| SOURCE MATERIAL |
--

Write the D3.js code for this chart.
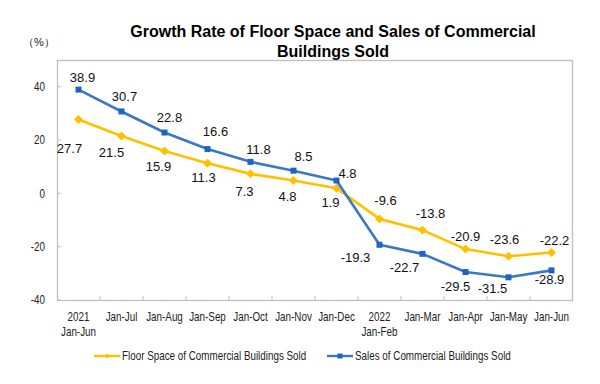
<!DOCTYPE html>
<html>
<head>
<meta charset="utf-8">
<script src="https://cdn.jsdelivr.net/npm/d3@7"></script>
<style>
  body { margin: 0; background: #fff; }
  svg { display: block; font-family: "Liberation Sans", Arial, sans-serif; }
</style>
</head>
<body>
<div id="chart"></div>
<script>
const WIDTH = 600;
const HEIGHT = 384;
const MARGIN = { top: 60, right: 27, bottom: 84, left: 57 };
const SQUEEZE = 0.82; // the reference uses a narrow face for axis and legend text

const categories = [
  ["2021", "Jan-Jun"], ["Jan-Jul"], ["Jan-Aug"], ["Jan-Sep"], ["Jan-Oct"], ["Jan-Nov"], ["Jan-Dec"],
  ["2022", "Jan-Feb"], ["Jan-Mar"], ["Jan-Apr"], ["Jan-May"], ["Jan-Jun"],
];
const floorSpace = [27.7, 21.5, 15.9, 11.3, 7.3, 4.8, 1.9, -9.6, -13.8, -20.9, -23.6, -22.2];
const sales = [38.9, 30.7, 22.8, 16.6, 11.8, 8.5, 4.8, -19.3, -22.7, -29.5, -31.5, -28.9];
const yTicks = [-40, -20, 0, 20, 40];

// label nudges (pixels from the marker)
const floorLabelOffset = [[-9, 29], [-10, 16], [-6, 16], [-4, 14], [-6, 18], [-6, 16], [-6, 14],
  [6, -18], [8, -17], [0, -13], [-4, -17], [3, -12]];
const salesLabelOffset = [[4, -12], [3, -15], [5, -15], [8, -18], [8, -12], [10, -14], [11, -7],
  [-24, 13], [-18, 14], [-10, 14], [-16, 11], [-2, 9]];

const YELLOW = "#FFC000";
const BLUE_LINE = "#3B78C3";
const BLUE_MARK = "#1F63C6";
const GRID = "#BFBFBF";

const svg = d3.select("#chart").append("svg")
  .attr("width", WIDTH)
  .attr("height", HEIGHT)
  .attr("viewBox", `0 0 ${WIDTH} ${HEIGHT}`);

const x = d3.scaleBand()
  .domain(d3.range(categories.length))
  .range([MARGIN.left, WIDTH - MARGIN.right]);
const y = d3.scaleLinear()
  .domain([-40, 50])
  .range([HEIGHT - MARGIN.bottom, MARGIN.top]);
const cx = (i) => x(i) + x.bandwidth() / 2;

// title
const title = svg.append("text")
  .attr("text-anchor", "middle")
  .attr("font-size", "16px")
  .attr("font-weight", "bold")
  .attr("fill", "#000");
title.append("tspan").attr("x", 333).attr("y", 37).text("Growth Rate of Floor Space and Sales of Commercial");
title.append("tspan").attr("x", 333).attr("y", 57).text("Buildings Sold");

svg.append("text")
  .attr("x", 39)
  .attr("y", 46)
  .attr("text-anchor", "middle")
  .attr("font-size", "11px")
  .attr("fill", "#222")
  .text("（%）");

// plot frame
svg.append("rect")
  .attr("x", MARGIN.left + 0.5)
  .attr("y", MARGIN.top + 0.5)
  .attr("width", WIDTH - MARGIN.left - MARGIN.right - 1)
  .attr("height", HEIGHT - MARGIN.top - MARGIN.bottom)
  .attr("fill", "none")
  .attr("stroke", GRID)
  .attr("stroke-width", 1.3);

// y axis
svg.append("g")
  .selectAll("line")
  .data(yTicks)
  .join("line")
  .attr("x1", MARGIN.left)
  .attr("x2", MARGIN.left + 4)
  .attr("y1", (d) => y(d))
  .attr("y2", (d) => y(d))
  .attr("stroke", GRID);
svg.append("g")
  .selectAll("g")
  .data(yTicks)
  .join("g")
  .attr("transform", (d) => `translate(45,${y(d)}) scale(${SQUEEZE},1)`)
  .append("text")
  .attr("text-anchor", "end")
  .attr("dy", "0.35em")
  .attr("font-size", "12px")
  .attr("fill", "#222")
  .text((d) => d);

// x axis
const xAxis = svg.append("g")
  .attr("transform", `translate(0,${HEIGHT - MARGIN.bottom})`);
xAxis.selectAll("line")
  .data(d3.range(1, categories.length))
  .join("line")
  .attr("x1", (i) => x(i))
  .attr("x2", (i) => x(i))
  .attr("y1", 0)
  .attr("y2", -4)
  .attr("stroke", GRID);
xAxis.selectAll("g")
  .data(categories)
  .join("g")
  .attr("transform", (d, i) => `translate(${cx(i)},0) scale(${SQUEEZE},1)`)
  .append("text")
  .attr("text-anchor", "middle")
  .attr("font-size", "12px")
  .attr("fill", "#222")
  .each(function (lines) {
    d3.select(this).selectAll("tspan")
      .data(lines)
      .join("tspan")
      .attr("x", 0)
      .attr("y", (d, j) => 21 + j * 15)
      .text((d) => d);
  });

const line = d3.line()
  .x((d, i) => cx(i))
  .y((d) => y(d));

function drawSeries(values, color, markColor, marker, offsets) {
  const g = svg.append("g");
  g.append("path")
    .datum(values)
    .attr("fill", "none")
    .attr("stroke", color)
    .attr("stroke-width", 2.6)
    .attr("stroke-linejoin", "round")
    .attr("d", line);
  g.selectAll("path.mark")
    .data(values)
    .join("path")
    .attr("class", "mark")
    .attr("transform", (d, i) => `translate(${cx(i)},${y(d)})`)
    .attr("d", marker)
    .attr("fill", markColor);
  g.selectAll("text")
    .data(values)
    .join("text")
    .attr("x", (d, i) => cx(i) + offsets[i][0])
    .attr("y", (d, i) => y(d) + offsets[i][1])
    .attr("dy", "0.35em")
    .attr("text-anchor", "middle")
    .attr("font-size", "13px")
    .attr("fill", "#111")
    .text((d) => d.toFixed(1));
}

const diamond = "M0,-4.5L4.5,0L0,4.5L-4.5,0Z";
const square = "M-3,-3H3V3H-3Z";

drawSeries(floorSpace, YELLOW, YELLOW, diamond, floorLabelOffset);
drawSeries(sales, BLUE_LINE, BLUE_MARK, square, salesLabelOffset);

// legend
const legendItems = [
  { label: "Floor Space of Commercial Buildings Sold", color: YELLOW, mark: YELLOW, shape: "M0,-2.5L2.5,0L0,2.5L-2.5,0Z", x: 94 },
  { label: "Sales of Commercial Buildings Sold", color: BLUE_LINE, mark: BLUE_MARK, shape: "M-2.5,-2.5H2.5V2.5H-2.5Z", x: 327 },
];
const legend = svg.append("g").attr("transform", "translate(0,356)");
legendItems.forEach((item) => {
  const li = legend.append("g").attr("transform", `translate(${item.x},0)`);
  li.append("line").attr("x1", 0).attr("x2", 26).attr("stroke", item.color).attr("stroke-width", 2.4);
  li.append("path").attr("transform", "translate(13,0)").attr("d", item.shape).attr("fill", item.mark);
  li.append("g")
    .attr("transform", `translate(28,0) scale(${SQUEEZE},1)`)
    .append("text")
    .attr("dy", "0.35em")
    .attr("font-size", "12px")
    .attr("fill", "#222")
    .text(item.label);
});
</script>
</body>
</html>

--

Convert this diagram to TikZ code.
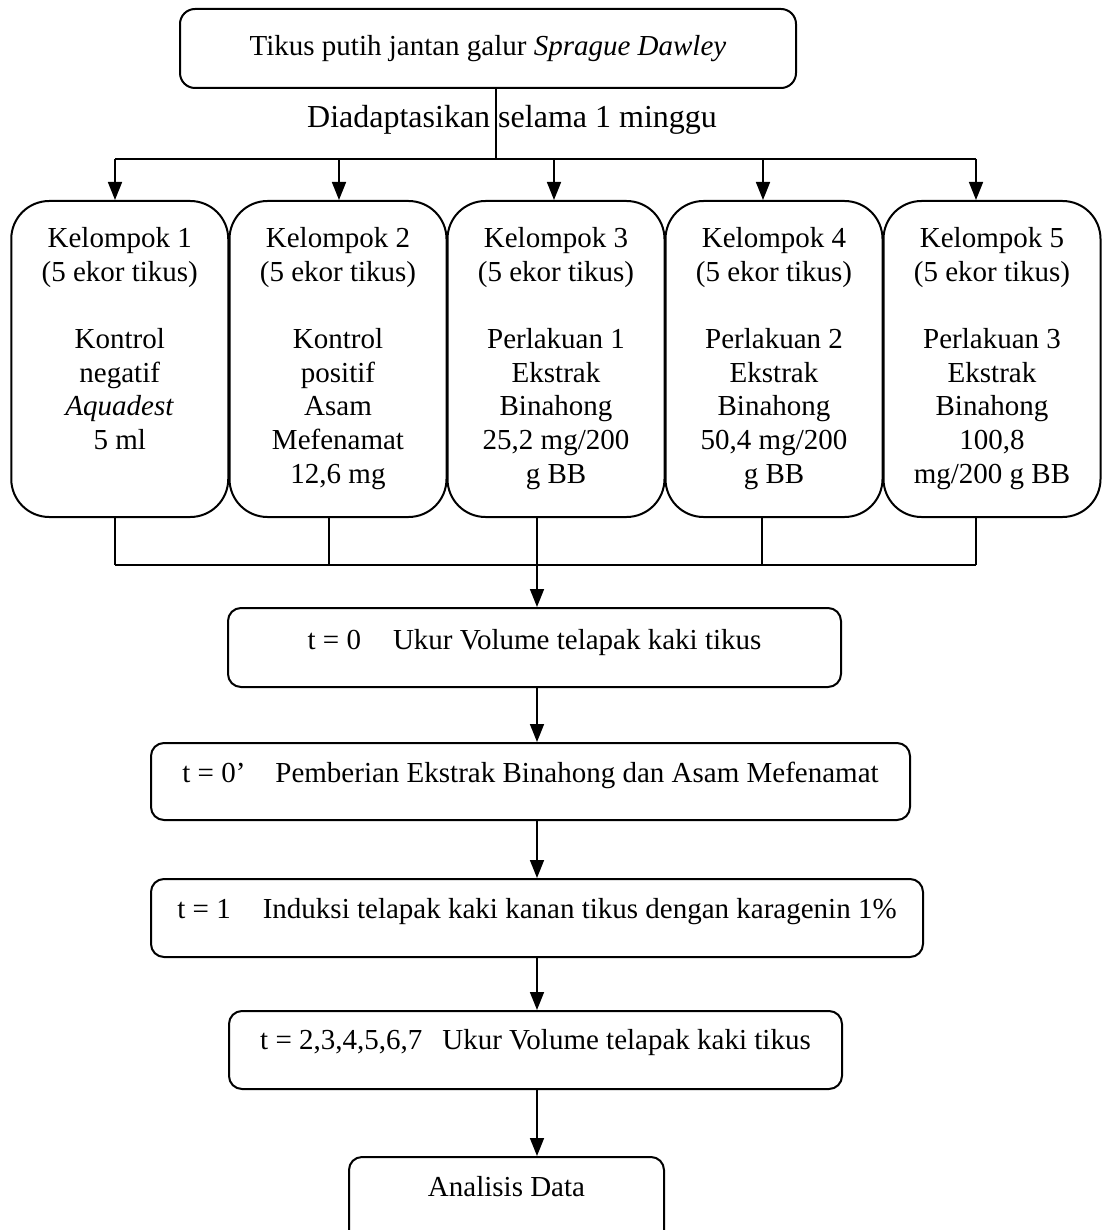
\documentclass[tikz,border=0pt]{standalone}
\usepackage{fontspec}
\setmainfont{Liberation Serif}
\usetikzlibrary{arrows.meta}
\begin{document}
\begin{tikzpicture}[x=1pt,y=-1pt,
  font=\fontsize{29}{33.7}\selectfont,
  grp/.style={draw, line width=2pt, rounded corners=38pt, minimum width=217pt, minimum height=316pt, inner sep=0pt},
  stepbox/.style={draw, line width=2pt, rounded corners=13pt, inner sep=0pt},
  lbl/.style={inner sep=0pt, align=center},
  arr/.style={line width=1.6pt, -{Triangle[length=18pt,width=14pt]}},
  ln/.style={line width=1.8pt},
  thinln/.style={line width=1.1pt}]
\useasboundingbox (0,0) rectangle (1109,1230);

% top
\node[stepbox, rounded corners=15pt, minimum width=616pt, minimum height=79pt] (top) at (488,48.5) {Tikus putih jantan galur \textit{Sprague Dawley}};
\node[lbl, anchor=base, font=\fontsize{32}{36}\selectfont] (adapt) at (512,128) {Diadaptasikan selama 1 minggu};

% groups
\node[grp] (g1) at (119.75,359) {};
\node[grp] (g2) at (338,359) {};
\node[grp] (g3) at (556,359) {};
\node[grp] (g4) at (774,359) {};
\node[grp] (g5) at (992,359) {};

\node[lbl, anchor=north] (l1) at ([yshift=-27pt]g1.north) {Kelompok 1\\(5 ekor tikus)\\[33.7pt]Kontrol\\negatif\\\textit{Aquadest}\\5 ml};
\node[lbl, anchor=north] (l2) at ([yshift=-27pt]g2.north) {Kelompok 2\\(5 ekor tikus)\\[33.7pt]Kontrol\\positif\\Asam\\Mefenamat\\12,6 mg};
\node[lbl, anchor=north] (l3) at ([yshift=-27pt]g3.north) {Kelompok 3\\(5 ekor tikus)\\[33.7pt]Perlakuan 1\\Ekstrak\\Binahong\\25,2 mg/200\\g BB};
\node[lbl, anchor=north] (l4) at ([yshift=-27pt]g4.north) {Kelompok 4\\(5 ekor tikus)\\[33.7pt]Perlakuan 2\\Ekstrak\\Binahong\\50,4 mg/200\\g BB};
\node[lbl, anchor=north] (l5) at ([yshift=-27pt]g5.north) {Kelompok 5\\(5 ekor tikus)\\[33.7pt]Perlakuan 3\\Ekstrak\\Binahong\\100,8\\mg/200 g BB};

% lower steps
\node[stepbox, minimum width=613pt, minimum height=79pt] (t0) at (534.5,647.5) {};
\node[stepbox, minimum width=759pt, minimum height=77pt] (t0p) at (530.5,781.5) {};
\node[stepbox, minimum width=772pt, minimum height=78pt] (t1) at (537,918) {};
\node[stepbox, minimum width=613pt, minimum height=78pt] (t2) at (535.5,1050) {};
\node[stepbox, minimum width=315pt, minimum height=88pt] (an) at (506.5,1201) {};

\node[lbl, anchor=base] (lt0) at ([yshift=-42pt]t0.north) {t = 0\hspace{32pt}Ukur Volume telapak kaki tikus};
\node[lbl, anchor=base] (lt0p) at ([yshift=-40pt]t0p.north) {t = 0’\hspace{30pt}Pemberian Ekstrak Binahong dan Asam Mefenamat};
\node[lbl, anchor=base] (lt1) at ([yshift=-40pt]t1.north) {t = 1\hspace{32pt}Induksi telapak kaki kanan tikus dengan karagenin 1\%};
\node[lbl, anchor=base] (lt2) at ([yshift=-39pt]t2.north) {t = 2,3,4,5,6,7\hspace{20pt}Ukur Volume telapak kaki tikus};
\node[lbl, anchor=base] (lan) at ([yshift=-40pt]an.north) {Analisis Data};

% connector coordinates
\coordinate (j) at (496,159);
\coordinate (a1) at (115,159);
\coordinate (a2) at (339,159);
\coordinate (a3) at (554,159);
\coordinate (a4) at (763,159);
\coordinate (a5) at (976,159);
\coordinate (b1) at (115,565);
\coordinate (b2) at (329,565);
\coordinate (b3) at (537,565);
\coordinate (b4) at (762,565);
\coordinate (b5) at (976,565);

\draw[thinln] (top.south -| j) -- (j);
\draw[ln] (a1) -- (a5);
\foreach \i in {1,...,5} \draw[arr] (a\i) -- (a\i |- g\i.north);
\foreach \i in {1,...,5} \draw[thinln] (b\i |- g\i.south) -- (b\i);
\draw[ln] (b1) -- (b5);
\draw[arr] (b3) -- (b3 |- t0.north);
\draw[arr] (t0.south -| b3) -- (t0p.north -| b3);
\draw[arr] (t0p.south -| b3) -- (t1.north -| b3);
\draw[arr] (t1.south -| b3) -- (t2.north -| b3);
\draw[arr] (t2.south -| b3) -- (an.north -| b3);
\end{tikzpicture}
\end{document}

--

| TO DO |
Copy exactly, and copy only, the lines from the one with "Write the D3.js code for this chart." to the one with "const yTicks = [-40, -20, 0, 20, 40];", ends included. Pictures are not part of the copy.

| TASK RESULT |
Write the D3.js code for this chart.
<!DOCTYPE html>
<html>
<head>
<meta charset="utf-8">
<script src="https://cdn.jsdelivr.net/npm/d3@7"></script>
<style>
  body { margin: 0; background: #fff; }
  svg { display: block; font-family: "Liberation Sans", Arial, sans-serif; }
</style>
</head>
<body>
<div id="chart"></div>
<script>
const WIDTH = 600;
const HEIGHT = 384;
const MARGIN = { top: 60, right: 27, bottom: 84, left: 57 };
const SQUEEZE = 0.82; // the reference uses a narrow face for axis and legend text

const categories = [
  ["2021", "Jan-Jun"], ["Jan-Jul"], ["Jan-Aug"], ["Jan-Sep"], ["Jan-Oct"], ["Jan-Nov"], ["Jan-Dec"],
  ["2022", "Jan-Feb"], ["Jan-Mar"], ["Jan-Apr"], ["Jan-May"], ["Jan-Jun"],
];
const floorSpace = [27.7, 21.5, 15.9, 11.3, 7.3, 4.8, 1.9, -9.6, -13.8, -20.9, -23.6, -22.2];
const sales = [38.9, 30.7, 22.8, 16.6, 11.8, 8.5, 4.8, -19.3, -22.7, -29.5, -31.5, -28.9];
const yTicks = [-40, -20, 0, 20, 40];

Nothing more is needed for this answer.